Federer proves too good for Fognini

The Swiss third seed breezes past the Italian dropping just six games

June 28, 2012 02:26 am | Updated 02:43 am IST - LONDON:

TAKING CENTRE-STAGE: Arantxa Rus extended Samantha Stosur's dismal Wimbledon record, beating the U.S.

TAKING CENTRE-STAGE: Arantxa Rus extended Samantha Stosur's dismal Wimbledon record, beating the U.S.

“However many men one kills he can never kill his successor,” said Seneca, and while it isn’t known if Roger Federer’s taste in philosophy tends to Stoicism, there’s a good chance he’s aware of the sentiment.

How can he not, given what he has gone through? There he was, winning nearly everything, all the time evoking in the watcher the feeling that no one before could possibly have played tennis so beautifully, so naturally, so imaginatively, when first Rafael Nadal and then Novak Djokovic displaced him, setting up their own empires.

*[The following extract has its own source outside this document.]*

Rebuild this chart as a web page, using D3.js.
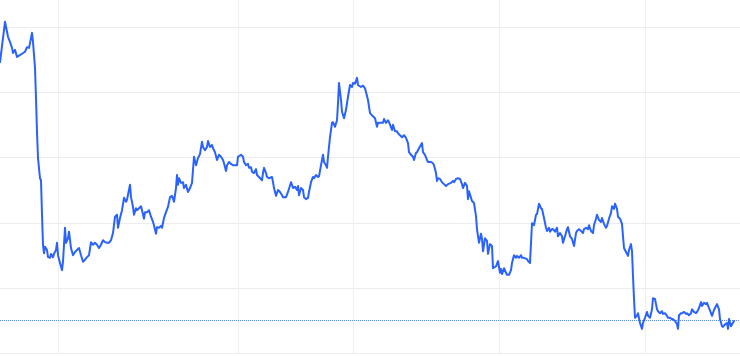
<!DOCTYPE html>
<html>
<head>
<meta charset="utf-8">
<script src="https://cdn.jsdelivr.net/npm/d3@7"></script>
<style>
  html, body { margin: 0; padding: 0; background: #ffffff; }
  svg { display: block; }
</style>
</head>
<body>
<div id="chart"></div>
<script>
// ---- data ----
const days = [0,3,5,8,10,12,13,15,17,19,22,25,27,29,31,32,33,35,36,37,38,40,41,42,43,44,45,47,48,50,51,53,54,56,57,58,60,62,63,65,66,68,69,71,73,75,77,79,81,83,85,87,89,91,93,95,97,99,101,103,105,107,109,111,113,115,117,118,120,122,124,126,127,130,131,133,134,136,137,139,141,142,144,145,147,149,151,153,154,155,156,157,159,161,162,164,166,168,170,172,174,176,177,178,179,181,183,184,186,188,190,192,193,194,196,198,200,202,203,205,207,208,210,212,213,215,217,219,221,223,224,226,227,229,231,233,237,238,241,243,244,246,248,249,251,252,254,256,257,259,262,263,264,266,267,269,272,273,274,276,278,280,282,283,286,288,291,292,293,295,297,298,299,301,303,304,306,308,309,311,313,314,316,318,319,321,323,324,326,327,328,330,332,333,335,337,338,339,341,342,344,346,348,350,352,353,355,357,358,361,363,365,368,370,373,375,377,378,380,383,384,386,388,389,392,393,395,397,398,400,402,404,406,408,409,411,413,414,416,417,419,422,423,425,427,428,431,433,434,436,437,438,440,442,444,446,448,451,453,454,456,458,460,462,463,465,467,468,469,471,472,474,476,477,479,481,482,483,485,487,488,490,492,493,496,498,500,501,502,504,506,507,509,511,512,514,516,517,519,521,522,524,527,528,530,532,533,534,536,537,539,541,542,544,546,547,549,550,552,553,555,557,558,560,562,563,565,567,568,570,572,574,576,577,579,581,583,584,586,588,589,591,593,594,596,597,599,601,602,604,606,607,609,611,612,614,615,617,618,620,622,623,624,626,628,629,631,632,633,634,635,637,638,640,642,643,645,647,648,650,652,653,655,657,658,660,662,663,665,667,668,670,672,673,675,677,678,679,681,682,684,686,687,689,691,692,694,696,697,699,701,702,704,706,707,709,711,712,714,716,717,719,720,722,723,725,727,728,729,731,732,734];
const values = [44.6,48.3,50.8,48.5,47.7,46.8,46.0,46.5,45.4,45.6,45.9,46.2,46.9,46.8,48.3,49.1,47.7,43.7,39.1,33.9,29.9,26.8,26.5,21.2,16.6,15.3,16.3,15.8,14.7,14.6,15.2,14.7,15.2,15.8,16.9,15.0,13.8,12.7,14.0,19.2,16.9,17.6,18.6,16.1,15.0,15.5,15.8,16.1,15.0,14.0,14.3,14.7,15.0,17.0,16.6,16.9,16.6,16.1,16.6,17.3,17.0,16.9,16.9,17.3,18.4,20.9,21.2,19.2,20.7,21.9,23.8,23.2,23.5,25.8,23.9,22.4,21.2,22.2,21.9,22.2,22.5,21.9,20.6,21.6,21.6,21.9,20.9,20.1,19.6,18.9,18.3,19.3,19.2,19.5,19.2,20.7,21.6,22.4,23.9,24.1,23.2,25.3,27.3,25.8,26.8,26.1,26.2,25.3,25.8,24.7,25.3,26.1,28.1,30.1,28.8,29.9,30.5,32.4,31.6,31.1,31.6,32.5,31.6,31.9,31.4,30.8,29.6,30.4,30.1,29.6,29.1,27.9,28.8,29.3,29.0,28.8,28.8,30.1,30.4,30.1,29.3,28.8,29.0,28.4,28.5,27.8,27.6,28.2,27.3,27.0,26.5,27.6,28.4,27.6,27.0,26.8,27.0,26.2,25.3,24.1,25.0,24.7,24.2,23.9,23.9,24.7,26.2,25.8,25.3,25.5,25.0,25.6,24.2,25.3,25.0,23.9,23.6,23.8,24.7,26.2,27.0,26.8,27.3,27.0,27.1,28.8,30.4,29.3,28.8,28.4,30.1,33.1,35.3,35.4,34.7,35.7,38.3,41.4,38.8,37.0,36.0,37.3,39.3,41.1,40.8,41.4,41.3,42.2,41.1,40.8,41.0,40.6,38.8,36.8,36.3,36.0,34.7,35.3,35.3,35.3,35.9,35.3,35.7,35.4,34.2,35.0,34.0,34.0,33.7,33.4,33.1,33.4,33.0,32.2,30.8,30.4,30.1,29.6,30.7,30.8,31.4,32.2,30.8,30.4,29.6,29.3,29.3,29.1,28.8,27.6,26.4,26.8,26.7,26.2,25.9,25.6,25.9,26.1,26.4,26.2,26.7,26.8,26.7,25.9,25.3,26.1,25.6,23.6,24.8,23.8,23.3,23.0,21.0,19.0,16.9,18.3,17.5,15.6,17.6,17.2,15.2,16.7,16.4,13.0,13.3,14.1,12.3,12.9,12.1,13.0,12.3,12.0,12.0,12.7,13.8,15.0,14.6,14.9,14.6,15.0,14.6,14.6,14.4,14.1,13.8,19.9,19.8,19.6,21.2,21.3,22.9,22.2,22.1,20.7,19.2,18.7,19.2,18.6,19.0,19.0,18.6,19.2,17.9,18.4,17.9,16.9,17.9,19.0,19.3,17.9,17.5,16.4,18.4,18.7,19.0,18.7,18.4,19.0,19.2,19.0,19.6,18.7,18.4,19.6,20.6,21.2,20.4,20.1,20.7,19.8,19.2,19.5,20.6,21.5,22.5,22.1,22.9,22.1,20.9,20.6,19.8,17.9,16.1,15.5,14.9,15.8,16.7,15.6,11.8,8.3,5.4,5.7,6.1,4.6,3.7,4.6,5.4,6.3,5.7,5.4,6.7,8.4,8.3,6.7,6.4,6.1,6.4,6.0,6.1,5.7,5.4,5.4,5.2,5.2,4.9,4.4,3.7,5.8,6.1,6.1,6.3,6.0,6.1,5.8,6.1,6.7,6.3,6.1,6.3,6.9,7.8,7.2,7.7,7.5,7.7,6.9,6.1,5.7,6.6,7.2,7.5,6.7,5.2,4.1,4.0,4.4,4.6,3.7,5.2,4.1,4.4,4.9];
const yTicks = [0, 10, 20, 30, 40, 50];
const xTicks = [58, 238, 353, 499, 645];
const refValue = 5.0;

// ---- layout ----
const W = 740, H = 356;
const svg = d3.select("#chart").append("svg").attr("width", W).attr("height", H);

const x = d3.scaleLinear().domain([0, 740]).range([0, 740]);
const y = d3.scaleLinear().domain([0, 50]).range([353, 27]);

// horizontal grid
svg.append("g")
  .selectAll("line").data(yTicks).join("line")
  .attr("x1", 0).attr("x2", W)
  .attr("y1", d => Math.round(y(d)) + 0.5).attr("y2", d => Math.round(y(d)) + 0.5)
  .attr("stroke", "#ececec").attr("stroke-width", 1);

// vertical grid
svg.append("g")
  .selectAll("line").data(xTicks).join("line")
  .attr("x1", d => Math.round(x(d)) + 0.5).attr("x2", d => Math.round(x(d)) + 0.5)
  .attr("y1", 0).attr("y2", Math.round(y(0)))
  .attr("stroke", "#efefef").attr("stroke-width", 1);

// reference dotted line
svg.append("line")
  .attr("x1", 0).attr("x2", W)
  .attr("y1", Math.round(y(refValue)) + 0.5).attr("y2", Math.round(y(refValue)) + 0.5)
  .attr("stroke", "#2962ff").attr("stroke-opacity", 0.75)
  .attr("stroke-width", 1).attr("stroke-dasharray", "1,1");

// price line
const pts = days.map((d, i) => [d, values[i]]);
const line = d3.line().x(d => x(d[0])).y(d => y(d[1]));
svg.append("path")
  .datum(pts)
  .attr("d", line)
  .attr("fill", "none")
  .attr("stroke", "#2962ff")
  .attr("stroke-width", 2)
  .attr("stroke-linejoin", "round")
  .attr("stroke-linecap", "round");
</script>
</body>
</html>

Since Federer’s last great stretch — when he won the French Open and Wimbledon in 2009 and the Australian Open in 2010, after people had written him off — Nadal and Djokovic have established a duopoly, sharing the nine majors.

The big question

So the question that follows Federer is, can he win another Slam? The trouble answering it, of course, is that when Federer can make it about himself, an exhibition such as the one he put on against Fabio Fognini here at the Centre Court on Wednesday, he can’t be touched. The thing is Nadal and Djokovic don’t allow it; they force a contest on him.

And yet Federer exhibitions are watched and dissected. His 6-1, 6-3, 6-2 win in the second round of the 2012 Championships, while visually satisfying, raised a question. Many hold the view that, at least on faster courts, Federer must attack and approach the net more against the top two. He must make the play.

The question that suggested itself, from this match and the one against Albert Ramos in the first round, was, can he do it?

It seems preposterous — surely Federer, with all his talent, can do anything he wants to. But he doesn’t look comfortable doing it. Although he was at the net more often against Ramos, he served and volleyed just seven times against Fognini. On five of those occasions, he was ahead in the game, 15-0 or 30-0.

The other two times was at 0-15 after he had won the second set and love-all when he was leading 4-2 in the third.

During the rare instances he was in trouble, his instinct was to dictate play from the baseline when his first serve didn’t settle the matter outright.

The curious thing is that although he had success when he served and volleyed — he won six of the seven points — he wasn’t encouraged to continue it. Or head to the net on an approach more often.

Improvisation

Since he transitions from back to fore-court better than any top player in the modern game, perhaps the reason for his reluctance lies in his manner of volleying: not for him the short, functional block with a still racquet head; he likes to create at the net, often cutting under the ball to put spin and angle on it, and this isn’t something even he can do with consistent control against ground-strokes of quality.

It certainly explains his volleying errors against Ramos in the first round. Fognini had his moments on Wednesday, particularly when slapped his upright, nonchalant forehand — with no visible hip-rotation — just right.

But Federer, as he does against most of the field, had too much quality even when playing within himself.

Two passages shone slightly brighter than the rest because of the genius in improvisation: the first was a bunted backhand return that was past Fognini before he saw it; the second was when, at full stretch to his right,

Federer changed direction on the ball, on the rise, to curl it down the line.